前回書いた「交差点での覚醒」をさきほど読み直していたら、そこに「十字の由来」が示されていることに気づきました。
まあ、一般知識としての十字架の由来が何であるのか私は知らないですが、多分、ほぼ間違いなく、以下の理由で十字架の概念がこの世に誕生したと思います。
最初にその「理由」を言葉で書きますと、
・十字架はカオスの世界に秩序を導入するための現実的な手段
だということです。
仮に、キリスト教での十字架の由来がそうでなくとも、「十字を描く」という行為にはその機能があります。
これも言葉ではうまく書けないですので、図などで書いてみますが、前回の記事で、「交差点の示唆は、2本のラインがすべてを中心に集める意味であり、そしてそれが示す数は4に見える」ということを書きましたが、それを補強する意味となります。
まず最初に(この世は)とりあえず「何となくカオス」な状態だった。つまり、方向性とか、指示性とか、目的性とか、そういうものがない状態だったとします。あるいは、今どこかにそういうものがあるとします。
まあ、写真は適当ですが。

することは、ここに
・縦に1本
・横に1本
のラインを引くだけです。

1本の道が2つ交差して、十字の形になります。
これは前回書いたことと同じです。
で、カオスの状態で個別を認識するのは何だか変なんですが、実際には「方向での固まりという形ですべてを把握」するとなると、大体「8方向」ですべてを把握できることになるように思います。
すなわち、上下左右(の漠然とした方向)と、そのそれぞれの片隅(の漠然とした方向)です。
下の図のような感じです。

1〜4が上下左右(の漠然とした方向)。
A〜Dがそれぞれの片隅(の漠然とした方向)。
そして、2本引かれた道が「漠然と」方向性を指し示すとします。
道はどちらからどちらの方向に行ってもいいです。

すると、自然と道が交差している中央の黄色の「★」のところが中心点として認識されることになります。
方向性のなかった「空間」に「中央という認識」が生じます。
中央という認識は「位置」であり、これは「出発点の誕生」、あるいは「方向性の誕生」となります。
それまでにはなかった概念です。
これで道のライン上ではない「A〜D」も「中央を認識した方向性」の中で移動することが(本人が望めば)可能となります。

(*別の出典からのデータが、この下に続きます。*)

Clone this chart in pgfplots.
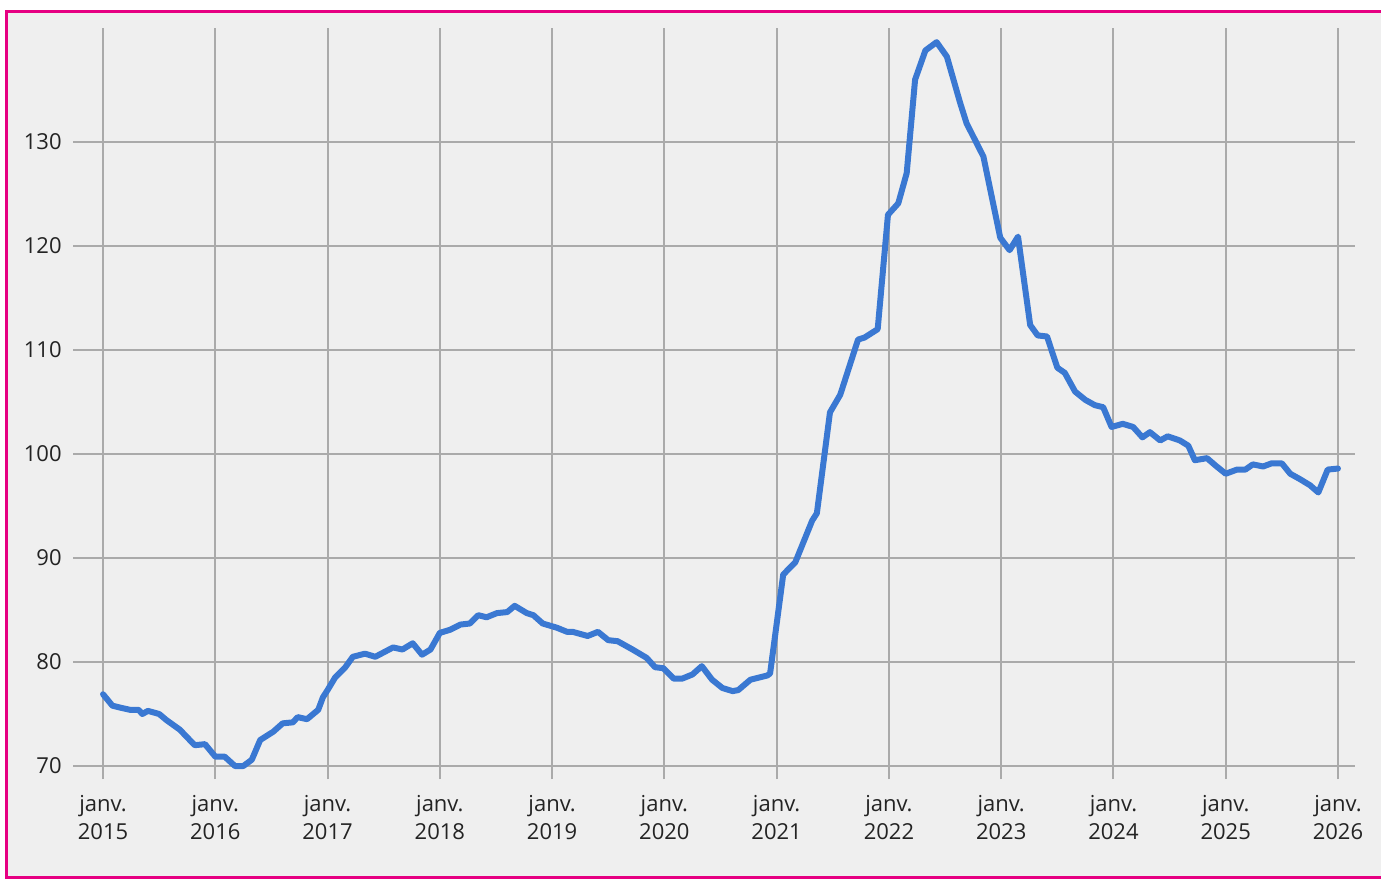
\documentclass[border=0pt]{standalone}
\usepackage{fontspec}
\setmainfont{Open Sans}
\usepackage{pgfplots}
\pgfplotsset{compat=1.18}
\definecolor{pinkframe}{RGB}{230,0,130}
\definecolor{bgcol}{RGB}{239,239,239}
\definecolor{linecol}{RGB}{58,120,210}
\definecolor{gridcol}{RGB}{170,170,170}
\definecolor{txt}{RGB}{35,35,35}
\pgfplotstableread{
m v
0 76.9
1.0 75.8
1.9 75.6
2.9 75.4
3.8 75.4
4.2 75.0
4.8 75.3
6.0 75.0
6.8 74.4
8.2 73.5
9.8 72.0
10.9 72.1
12.0 70.9
13.0 70.9
14.1 70.0
15.0 70.0
15.9 70.6
16.8 72.5
18.2 73.3
19.2 74.1
20.3 74.2
20.8 74.7
21.8 74.5
23.0 75.4
23.5 76.6
24.0 77.3
24.8 78.5
25.9 79.5
26.7 80.5
28.0 80.8
29.1 80.5
31.0 81.4
32.0 81.2
33.1 81.8
34.1 80.7
35.0 81.2
36.0 82.8
37.1 83.1
38.2 83.6
39.2 83.7
40.1 84.5
41.0 84.3
42.1 84.7
43.2 84.8
44.0 85.4
45.3 84.7
46.0 84.5
47.0 83.7
48.5 83.3
49.6 82.9
50.2 82.9
51.8 82.5
52.9 82.9
54.0 82.1
55.0 82.0
56.6 81.2
58.1 80.4
59.0 79.5
59.9 79.4
61.0 78.4
61.9 78.4
63.0 78.8
64.0 79.6
65.1 78.3
66.2 77.5
67.3 77.2
67.9 77.3
69.2 78.3
71.0 78.7
71.3 78.9
72.7 88.4
74.0 89.6
75.8 93.6
76.3 94.3
77.7 104.0
78.8 105.7
80.7 111.0
81.4 111.2
82.8 112.0
83.9 123.0
85.0 124.1
85.9 127.0
86.8 136.0
87.9 138.8
89.1 139.6
90.2 138.2
91.6 133.8
92.3 131.8
94.1 128.6
95.9 120.8
96.9 119.6
97.8 120.9
99.1 112.4
99.9 111.4
100.9 111.3
102.0 108.3
102.8 107.8
103.9 106.0
105.0 105.2
106.0 104.7
106.9 104.5
107.8 102.6
109.0 102.9
110.1 102.6
111.1 101.6
111.9 102.1
113.0 101.3
113.8 101.7
115.1 101.3
116.0 100.8
116.7 99.4
118.0 99.6
118.9 98.9
120.0 98.1
121.2 98.5
122.1 98.5
122.9 99.0
124.0 98.8
124.9 99.1
126.0 99.1
126.9 98.1
127.9 97.6
129.0 97.0
129.9 96.3
130.9 98.5
132.0 98.6
}\datatable
\begin{document}
\begin{tikzpicture}
\useasboundingbox (-36.5bp,-50bp) rectangle (654bp,389.5bp);
\fill[white] (-36.5bp,-50bp) rectangle (654bp,389.5bp);
\fill[bgcol] (-33bp,-49bp) rectangle (654bp,383.5bp);
\draw[pinkframe, line width=1.5bp] (660bp,383.5bp) -- (-33bp,383.5bp) -- (-33bp,-49bp) -- (660bp,-49bp);
\begin{axis}[
  at={(0,0)}, anchor=south west,
  scale only axis, width=641bp, height=375.5bp,
  xmin=-3.21, xmax=133.82, ymin=68.75, ymax=140.96,
  axis line style={draw=none},
  major tick length=0pt,
  xtick={0,12,...,132},
  xticklabels={{janv.\\2015},{janv.\\2016},{janv.\\2017},{janv.\\2018},{janv.\\2019},{janv.\\2020},{janv.\\2021},{janv.\\2022},{janv.\\2023},{janv.\\2024},{janv.\\2025},{janv.\\2026}},
  ytick={70,80,...,130},
  grid=major,
  major grid style={gridcol, line width=1bp},
  tick label style={font=\fontsize{11bp}{13.8bp}\selectfont, text=txt, inner sep=0pt},
  yticklabel style={xshift=-5.5bp},
  xticklabel style={align=center, yshift=-8bp},
  /pgf/number format/assume math mode=true,
  clip=false,
]
\addplot[linecol, line width=3bp, line join=round, line cap=round] table[x=m, y=v] {\datatable};
\end{axis}
\end{tikzpicture}
\end{document}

この時点で「ここは、もはやカオスではない」ということになりそうです。
そして、これは「全方向から中心点の向こう側」に適用できるわけで、つまり、「中心点を中心として無数の十字」を描けることになり、最終的にはこの「元カオスのフィールド」は「きれいな円形」となっていくはずです。

何だか図が複雑で、いろいろなことをしたように見えますが、やったことは、
・カオスの中に、縦に1本、横に1本、ラインを引いただけ
です。

ただ、「方向性を持たせても、人はそれに従うものだろうか」ということはあります。つまり、「カオスのままがいい」ということなら、いくら十字で方向性を持たせても意味がないわけですが、そのあたりは難しいところです。
しかし、これまでの歴史を見ていると、人間は「もたらされた方向性に従ってきた」というイメージは確かにあります。つまり、カオスより方向性を好むと。
(とはいえ、それは今までの 5000年間くらいの話で、この先もずっとそうなのかどうかはわからないです)
とりあえず、十字架がどうしてこの世に登場したのかが個人的にわかったということで今回はまあ満足しました。
意外と個人的に小さな頃から謎だったんですよ。
「なんで十字の形が貴重なの?」と。
それは、要するに文明の基本数である「4」(それは同時に「1」と「2」と「7」を意味する)を表明したシンボルが十字であり、十字架だったと。
「4」は人間の文明の象徴であり(これは今後多くの例を挙げることができると思います)、それを最初に「シンボル」として提示したのが十字架だったのだと思います。
今回は十字架で終わってしまいましたが、問題は十字架というより「4」そのものの意味のわけで、十字架は「4」があらわすこの世の多くのもののうちのひとつということであって、この「4」はもう実在している他のものともっと照らし合わせてみる必要があるようです。
ちなみに、記事「 ヘルメスのエメラルド版」でご紹介した説明文で、
> 中央のリングの下と星の楯の上の間に VITRIOL の 錬金術のシンボルがある。
というこの「シンボル」はこれでした。

曖昧な(下が何かとつながっているので明確な十字ではないという意味)十字架が描かれているわけですが、これもまた意味を考えてみたいところです。
どうも、これは「単なるカオスの是正ではない」ということを言いたいような感じがします。